TASK INSTRUCTIONS: Every line from the one holding "What D3.js code" through the one holding "1.85, 0.5, 0, 0];" should be returned exactly, both included; the pictures should not.

EXERCISE DATA:
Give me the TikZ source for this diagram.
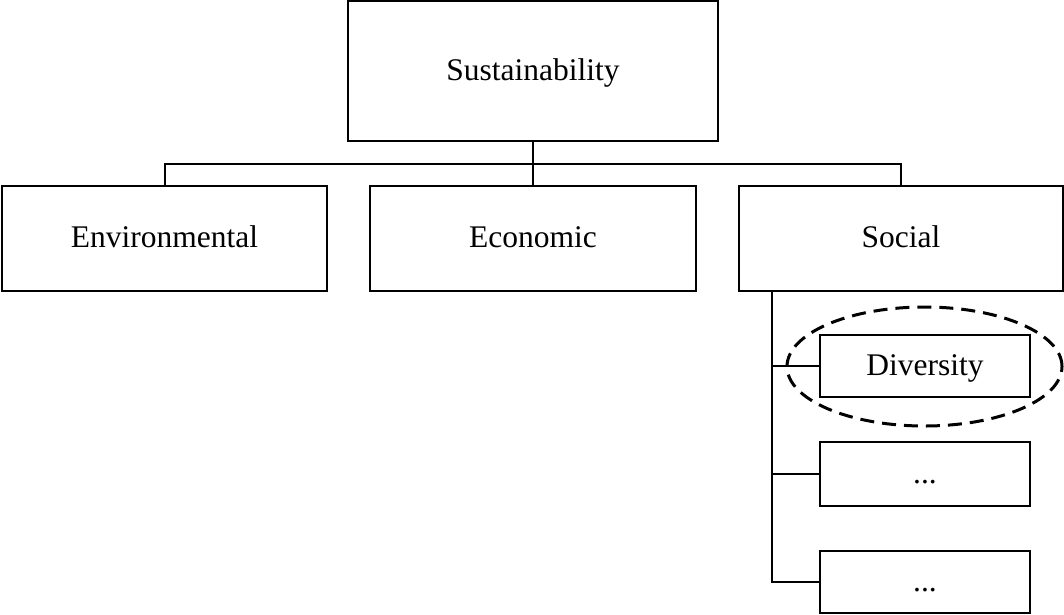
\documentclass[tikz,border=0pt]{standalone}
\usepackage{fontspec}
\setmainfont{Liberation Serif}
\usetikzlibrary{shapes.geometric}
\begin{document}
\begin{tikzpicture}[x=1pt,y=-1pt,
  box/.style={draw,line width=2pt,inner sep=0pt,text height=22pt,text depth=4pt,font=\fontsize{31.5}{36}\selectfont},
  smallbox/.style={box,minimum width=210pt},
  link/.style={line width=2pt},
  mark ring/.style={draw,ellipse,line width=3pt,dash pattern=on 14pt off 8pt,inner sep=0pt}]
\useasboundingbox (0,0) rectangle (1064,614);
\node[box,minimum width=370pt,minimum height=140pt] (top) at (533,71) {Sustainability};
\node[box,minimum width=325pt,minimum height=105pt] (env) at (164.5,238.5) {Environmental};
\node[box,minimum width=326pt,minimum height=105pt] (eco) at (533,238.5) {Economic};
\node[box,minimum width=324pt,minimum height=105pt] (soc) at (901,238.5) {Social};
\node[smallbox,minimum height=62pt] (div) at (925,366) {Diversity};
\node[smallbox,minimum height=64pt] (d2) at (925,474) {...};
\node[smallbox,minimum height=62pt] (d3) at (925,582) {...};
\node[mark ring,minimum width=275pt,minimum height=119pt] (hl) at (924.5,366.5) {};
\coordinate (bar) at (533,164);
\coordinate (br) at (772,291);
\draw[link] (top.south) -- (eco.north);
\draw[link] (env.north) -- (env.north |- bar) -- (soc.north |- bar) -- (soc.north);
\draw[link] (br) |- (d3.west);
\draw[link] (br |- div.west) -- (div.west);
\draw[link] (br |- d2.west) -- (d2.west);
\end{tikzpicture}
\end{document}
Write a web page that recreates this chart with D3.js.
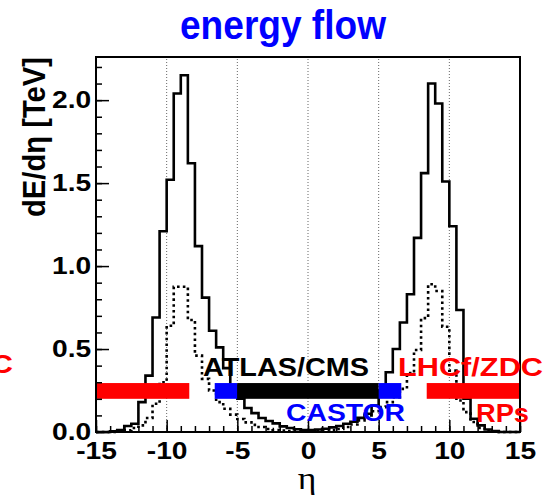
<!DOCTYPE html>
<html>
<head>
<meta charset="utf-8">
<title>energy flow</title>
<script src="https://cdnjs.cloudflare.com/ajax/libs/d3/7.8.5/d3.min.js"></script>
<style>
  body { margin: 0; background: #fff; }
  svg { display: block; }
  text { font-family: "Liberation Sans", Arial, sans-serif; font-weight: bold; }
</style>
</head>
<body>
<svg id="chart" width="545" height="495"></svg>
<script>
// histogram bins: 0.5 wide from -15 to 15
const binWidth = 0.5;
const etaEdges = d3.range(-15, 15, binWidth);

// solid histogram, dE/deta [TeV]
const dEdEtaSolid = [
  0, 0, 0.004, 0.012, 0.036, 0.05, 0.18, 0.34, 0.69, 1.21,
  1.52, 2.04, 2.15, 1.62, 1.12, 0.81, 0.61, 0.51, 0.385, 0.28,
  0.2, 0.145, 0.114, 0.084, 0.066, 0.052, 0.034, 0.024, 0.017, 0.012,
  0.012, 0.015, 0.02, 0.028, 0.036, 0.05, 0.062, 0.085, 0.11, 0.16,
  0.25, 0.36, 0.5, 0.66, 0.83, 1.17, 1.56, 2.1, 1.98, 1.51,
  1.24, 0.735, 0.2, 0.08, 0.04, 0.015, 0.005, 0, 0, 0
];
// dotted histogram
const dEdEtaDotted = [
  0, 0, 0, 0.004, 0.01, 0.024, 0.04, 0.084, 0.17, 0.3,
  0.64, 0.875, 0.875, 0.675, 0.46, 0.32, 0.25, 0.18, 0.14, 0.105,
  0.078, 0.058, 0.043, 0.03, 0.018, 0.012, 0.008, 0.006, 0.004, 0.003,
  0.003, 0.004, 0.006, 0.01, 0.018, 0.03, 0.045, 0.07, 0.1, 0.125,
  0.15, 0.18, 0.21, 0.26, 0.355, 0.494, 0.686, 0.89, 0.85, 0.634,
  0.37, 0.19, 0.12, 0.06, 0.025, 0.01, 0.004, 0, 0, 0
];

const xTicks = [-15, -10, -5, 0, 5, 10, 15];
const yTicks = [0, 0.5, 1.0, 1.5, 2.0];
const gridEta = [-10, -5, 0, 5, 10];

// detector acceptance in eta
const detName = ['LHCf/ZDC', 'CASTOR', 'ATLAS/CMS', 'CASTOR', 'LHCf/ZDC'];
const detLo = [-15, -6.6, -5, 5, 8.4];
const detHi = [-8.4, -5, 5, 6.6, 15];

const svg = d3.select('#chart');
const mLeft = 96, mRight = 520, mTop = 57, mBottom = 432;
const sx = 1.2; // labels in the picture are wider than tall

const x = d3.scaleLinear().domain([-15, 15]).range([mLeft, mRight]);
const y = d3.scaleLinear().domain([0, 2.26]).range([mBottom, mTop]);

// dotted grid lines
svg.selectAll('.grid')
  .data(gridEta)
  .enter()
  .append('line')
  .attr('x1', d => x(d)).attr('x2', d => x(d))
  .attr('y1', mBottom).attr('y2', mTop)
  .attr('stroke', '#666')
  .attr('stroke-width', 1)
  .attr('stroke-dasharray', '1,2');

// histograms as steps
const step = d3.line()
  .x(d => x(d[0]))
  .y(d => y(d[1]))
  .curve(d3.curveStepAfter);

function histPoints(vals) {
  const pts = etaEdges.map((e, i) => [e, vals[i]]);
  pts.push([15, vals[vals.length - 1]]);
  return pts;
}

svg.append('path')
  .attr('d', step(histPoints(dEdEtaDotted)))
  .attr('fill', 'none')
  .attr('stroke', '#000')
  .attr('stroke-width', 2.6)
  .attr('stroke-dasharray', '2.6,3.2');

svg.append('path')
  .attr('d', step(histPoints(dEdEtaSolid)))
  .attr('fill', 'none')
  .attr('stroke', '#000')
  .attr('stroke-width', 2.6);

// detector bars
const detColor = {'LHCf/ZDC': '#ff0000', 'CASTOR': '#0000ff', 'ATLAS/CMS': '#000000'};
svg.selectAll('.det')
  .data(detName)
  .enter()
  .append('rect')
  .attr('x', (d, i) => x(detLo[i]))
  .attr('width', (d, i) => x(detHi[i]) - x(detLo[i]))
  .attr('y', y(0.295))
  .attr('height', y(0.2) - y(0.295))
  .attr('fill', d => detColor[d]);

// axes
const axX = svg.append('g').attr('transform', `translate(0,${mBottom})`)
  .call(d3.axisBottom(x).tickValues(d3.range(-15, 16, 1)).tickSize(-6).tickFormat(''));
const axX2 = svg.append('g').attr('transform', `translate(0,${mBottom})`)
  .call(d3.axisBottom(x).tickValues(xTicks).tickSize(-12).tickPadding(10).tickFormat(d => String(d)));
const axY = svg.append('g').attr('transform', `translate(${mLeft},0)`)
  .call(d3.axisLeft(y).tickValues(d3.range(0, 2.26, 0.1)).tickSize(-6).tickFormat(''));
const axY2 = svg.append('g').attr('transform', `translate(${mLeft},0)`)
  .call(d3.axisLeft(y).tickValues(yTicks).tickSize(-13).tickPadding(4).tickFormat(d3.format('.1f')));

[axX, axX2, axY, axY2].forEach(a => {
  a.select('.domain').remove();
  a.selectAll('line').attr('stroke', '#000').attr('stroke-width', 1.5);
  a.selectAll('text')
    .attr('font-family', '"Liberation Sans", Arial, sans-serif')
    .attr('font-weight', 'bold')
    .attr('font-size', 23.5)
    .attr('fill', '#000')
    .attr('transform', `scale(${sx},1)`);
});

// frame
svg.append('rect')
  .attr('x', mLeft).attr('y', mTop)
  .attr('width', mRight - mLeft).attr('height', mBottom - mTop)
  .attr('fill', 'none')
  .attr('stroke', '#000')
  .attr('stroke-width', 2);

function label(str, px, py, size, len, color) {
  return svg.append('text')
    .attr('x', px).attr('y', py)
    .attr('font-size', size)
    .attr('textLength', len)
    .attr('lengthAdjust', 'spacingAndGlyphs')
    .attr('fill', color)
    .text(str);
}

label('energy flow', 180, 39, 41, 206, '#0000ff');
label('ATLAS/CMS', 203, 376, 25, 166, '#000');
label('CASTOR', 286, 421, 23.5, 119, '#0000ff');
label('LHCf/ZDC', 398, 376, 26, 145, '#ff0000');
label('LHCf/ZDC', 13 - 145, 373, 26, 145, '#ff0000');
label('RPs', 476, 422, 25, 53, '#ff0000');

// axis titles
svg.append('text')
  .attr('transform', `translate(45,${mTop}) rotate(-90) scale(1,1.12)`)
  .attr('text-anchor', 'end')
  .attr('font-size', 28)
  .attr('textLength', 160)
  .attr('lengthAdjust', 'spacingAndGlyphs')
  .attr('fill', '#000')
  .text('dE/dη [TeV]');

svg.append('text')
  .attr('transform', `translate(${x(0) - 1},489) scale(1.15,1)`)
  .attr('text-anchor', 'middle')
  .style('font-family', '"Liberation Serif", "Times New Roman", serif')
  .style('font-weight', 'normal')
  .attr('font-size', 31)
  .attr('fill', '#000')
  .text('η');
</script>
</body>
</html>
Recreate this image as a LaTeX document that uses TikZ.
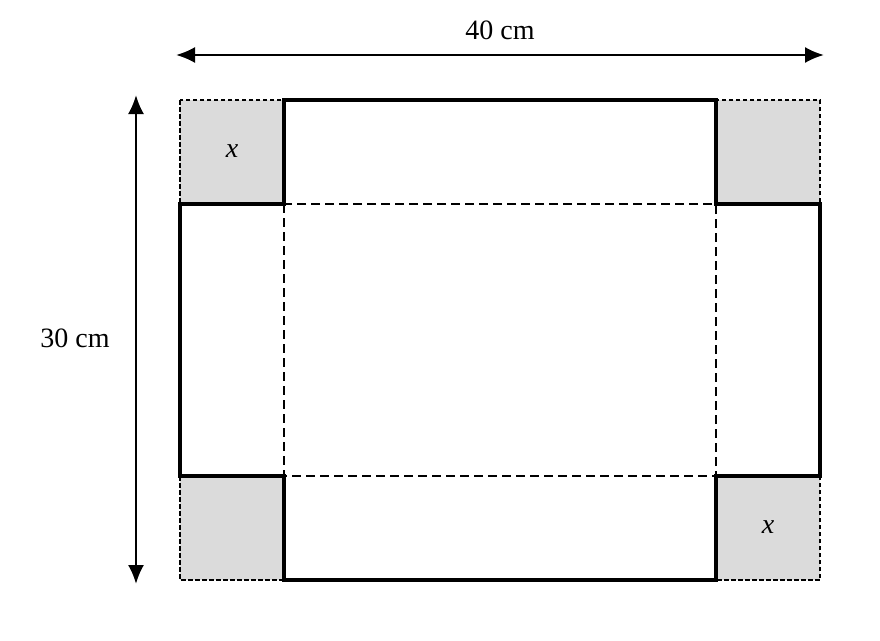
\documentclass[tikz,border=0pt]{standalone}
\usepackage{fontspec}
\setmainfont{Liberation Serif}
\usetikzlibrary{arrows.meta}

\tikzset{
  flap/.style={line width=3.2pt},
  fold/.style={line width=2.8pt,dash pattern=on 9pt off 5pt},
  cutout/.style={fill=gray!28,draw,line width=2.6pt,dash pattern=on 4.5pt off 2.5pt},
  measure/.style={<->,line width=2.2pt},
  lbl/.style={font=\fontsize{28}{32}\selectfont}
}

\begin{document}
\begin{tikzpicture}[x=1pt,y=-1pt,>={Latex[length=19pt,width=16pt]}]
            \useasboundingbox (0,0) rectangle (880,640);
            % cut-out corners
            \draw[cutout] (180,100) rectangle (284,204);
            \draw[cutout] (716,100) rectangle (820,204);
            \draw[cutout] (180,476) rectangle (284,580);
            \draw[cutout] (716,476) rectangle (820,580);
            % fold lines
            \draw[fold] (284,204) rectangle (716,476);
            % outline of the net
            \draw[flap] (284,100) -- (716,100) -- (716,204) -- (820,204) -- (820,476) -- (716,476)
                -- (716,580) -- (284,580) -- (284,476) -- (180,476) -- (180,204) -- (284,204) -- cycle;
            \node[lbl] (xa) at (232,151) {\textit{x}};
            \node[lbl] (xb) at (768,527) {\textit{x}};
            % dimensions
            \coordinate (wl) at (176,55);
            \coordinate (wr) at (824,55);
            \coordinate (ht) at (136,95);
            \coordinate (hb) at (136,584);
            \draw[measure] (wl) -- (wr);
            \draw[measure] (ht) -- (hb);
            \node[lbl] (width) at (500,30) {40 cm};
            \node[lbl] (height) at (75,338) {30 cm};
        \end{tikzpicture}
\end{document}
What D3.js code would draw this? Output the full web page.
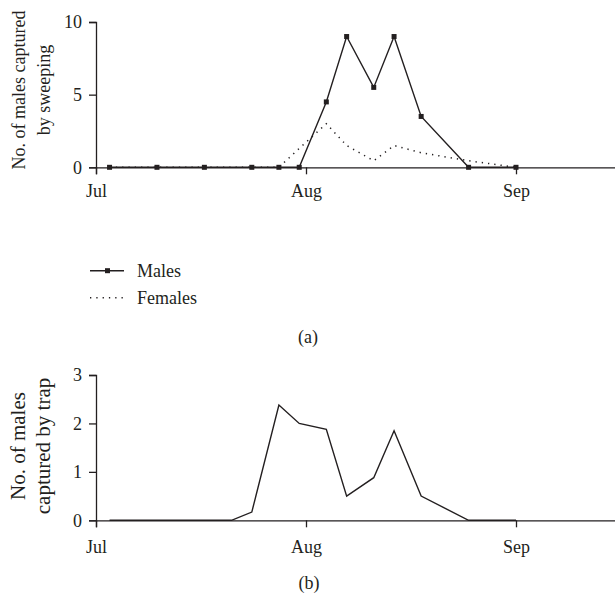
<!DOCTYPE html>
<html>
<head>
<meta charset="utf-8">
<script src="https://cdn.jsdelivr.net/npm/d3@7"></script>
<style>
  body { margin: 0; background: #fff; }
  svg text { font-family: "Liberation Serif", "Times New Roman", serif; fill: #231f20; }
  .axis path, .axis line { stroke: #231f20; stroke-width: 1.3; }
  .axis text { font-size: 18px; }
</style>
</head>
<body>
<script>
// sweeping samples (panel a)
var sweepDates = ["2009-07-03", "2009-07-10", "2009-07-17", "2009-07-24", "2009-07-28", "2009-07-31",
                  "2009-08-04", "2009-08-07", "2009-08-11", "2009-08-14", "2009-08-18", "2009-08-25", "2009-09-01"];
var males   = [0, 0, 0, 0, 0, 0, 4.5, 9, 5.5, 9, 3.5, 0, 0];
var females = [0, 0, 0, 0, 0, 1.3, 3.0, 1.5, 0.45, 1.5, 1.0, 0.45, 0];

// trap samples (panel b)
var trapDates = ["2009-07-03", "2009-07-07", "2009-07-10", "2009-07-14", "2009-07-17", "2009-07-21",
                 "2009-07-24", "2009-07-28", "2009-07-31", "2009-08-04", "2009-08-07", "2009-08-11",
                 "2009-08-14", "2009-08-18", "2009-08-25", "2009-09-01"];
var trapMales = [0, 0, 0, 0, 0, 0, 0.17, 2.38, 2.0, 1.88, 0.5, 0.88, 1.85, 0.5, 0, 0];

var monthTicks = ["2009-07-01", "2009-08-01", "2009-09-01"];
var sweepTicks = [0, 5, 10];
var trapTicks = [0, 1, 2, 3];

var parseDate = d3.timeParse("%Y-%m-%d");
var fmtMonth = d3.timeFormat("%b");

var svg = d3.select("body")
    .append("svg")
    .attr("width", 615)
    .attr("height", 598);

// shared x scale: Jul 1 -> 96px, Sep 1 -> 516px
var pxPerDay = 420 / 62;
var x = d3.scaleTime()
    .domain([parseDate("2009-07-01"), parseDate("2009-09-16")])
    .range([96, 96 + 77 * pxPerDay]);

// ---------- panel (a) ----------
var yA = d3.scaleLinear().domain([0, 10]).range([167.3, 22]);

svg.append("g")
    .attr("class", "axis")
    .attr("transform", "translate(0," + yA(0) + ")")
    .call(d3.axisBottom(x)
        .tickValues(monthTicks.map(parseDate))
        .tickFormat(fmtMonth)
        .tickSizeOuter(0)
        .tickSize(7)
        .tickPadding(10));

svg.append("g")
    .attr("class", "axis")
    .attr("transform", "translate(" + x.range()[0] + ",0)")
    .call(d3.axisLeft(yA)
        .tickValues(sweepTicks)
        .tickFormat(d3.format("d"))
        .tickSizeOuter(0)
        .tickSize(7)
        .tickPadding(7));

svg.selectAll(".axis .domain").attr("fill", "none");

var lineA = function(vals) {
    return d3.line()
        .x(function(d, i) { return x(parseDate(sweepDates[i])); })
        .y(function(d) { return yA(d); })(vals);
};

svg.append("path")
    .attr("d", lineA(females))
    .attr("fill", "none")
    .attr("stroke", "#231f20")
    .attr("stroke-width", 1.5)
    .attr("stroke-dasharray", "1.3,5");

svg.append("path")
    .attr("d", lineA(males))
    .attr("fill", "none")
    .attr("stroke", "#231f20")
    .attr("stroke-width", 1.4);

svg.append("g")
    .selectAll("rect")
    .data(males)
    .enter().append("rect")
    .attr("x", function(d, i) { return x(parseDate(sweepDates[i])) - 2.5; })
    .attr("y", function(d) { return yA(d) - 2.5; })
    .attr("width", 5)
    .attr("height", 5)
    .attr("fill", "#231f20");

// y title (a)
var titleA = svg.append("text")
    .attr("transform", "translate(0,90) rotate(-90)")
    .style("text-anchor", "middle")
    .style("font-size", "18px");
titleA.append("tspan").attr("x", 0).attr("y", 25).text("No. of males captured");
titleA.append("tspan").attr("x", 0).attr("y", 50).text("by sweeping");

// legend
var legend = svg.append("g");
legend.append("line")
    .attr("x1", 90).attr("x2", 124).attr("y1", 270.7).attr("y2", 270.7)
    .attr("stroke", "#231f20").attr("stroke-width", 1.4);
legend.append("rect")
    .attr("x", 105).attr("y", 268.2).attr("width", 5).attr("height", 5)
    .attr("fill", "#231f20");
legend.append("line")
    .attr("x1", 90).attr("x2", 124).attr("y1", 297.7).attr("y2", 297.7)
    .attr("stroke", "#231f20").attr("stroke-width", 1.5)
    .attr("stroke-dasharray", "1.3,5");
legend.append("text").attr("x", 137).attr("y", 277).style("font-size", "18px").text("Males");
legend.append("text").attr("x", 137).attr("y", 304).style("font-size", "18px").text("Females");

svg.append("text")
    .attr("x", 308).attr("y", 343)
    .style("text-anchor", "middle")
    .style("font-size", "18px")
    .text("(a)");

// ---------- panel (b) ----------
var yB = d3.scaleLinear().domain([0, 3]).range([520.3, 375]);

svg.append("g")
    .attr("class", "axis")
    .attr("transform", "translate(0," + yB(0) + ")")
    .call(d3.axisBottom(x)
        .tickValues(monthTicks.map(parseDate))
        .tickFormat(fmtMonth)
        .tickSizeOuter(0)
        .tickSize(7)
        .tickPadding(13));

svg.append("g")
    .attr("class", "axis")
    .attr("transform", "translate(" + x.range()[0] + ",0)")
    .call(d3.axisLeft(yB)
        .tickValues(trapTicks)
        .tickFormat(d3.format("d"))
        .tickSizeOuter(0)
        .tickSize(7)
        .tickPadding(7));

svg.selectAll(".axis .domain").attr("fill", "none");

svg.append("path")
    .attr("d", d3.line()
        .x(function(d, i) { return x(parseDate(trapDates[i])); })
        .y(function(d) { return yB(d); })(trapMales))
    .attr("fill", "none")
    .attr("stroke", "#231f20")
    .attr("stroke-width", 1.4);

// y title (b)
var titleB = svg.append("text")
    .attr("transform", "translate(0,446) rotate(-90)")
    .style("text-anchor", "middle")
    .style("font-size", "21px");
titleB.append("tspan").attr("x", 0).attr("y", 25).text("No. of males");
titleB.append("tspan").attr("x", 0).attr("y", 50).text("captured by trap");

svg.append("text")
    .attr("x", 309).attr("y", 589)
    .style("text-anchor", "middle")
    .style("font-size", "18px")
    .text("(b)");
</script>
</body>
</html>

THE COMPLETED TASK:
What D3.js code would draw this? Output the full web page.
<!DOCTYPE html>
<html>
<head>
<meta charset="utf-8">
<script src="https://cdn.jsdelivr.net/npm/d3@7"></script>
<style>
  body { margin: 0; background: #fff; }
  svg text { font-family: "Liberation Serif", "Times New Roman", serif; fill: #231f20; }
  .axis path, .axis line { stroke: #231f20; stroke-width: 1.3; }
  .axis text { font-size: 18px; }
</style>
</head>
<body>
<script>
// sweeping samples (panel a)
var sweepDates = ["2009-07-03", "2009-07-10", "2009-07-17", "2009-07-24", "2009-07-28", "2009-07-31",
                  "2009-08-04", "2009-08-07", "2009-08-11", "2009-08-14", "2009-08-18", "2009-08-25", "2009-09-01"];
var males   = [0, 0, 0, 0, 0, 0, 4.5, 9, 5.5, 9, 3.5, 0, 0];
var females = [0, 0, 0, 0, 0, 1.3, 3.0, 1.5, 0.45, 1.5, 1.0, 0.45, 0];

// trap samples (panel b)
var trapDates = ["2009-07-03", "2009-07-07", "2009-07-10", "2009-07-14", "2009-07-17", "2009-07-21",
                 "2009-07-24", "2009-07-28", "2009-07-31", "2009-08-04", "2009-08-07", "2009-08-11",
                 "2009-08-14", "2009-08-18", "2009-08-25", "2009-09-01"];
var trapMales = [0, 0, 0, 0, 0, 0, 0.17, 2.38, 2.0, 1.88, 0.5, 0.88, 1.85, 0.5, 0, 0];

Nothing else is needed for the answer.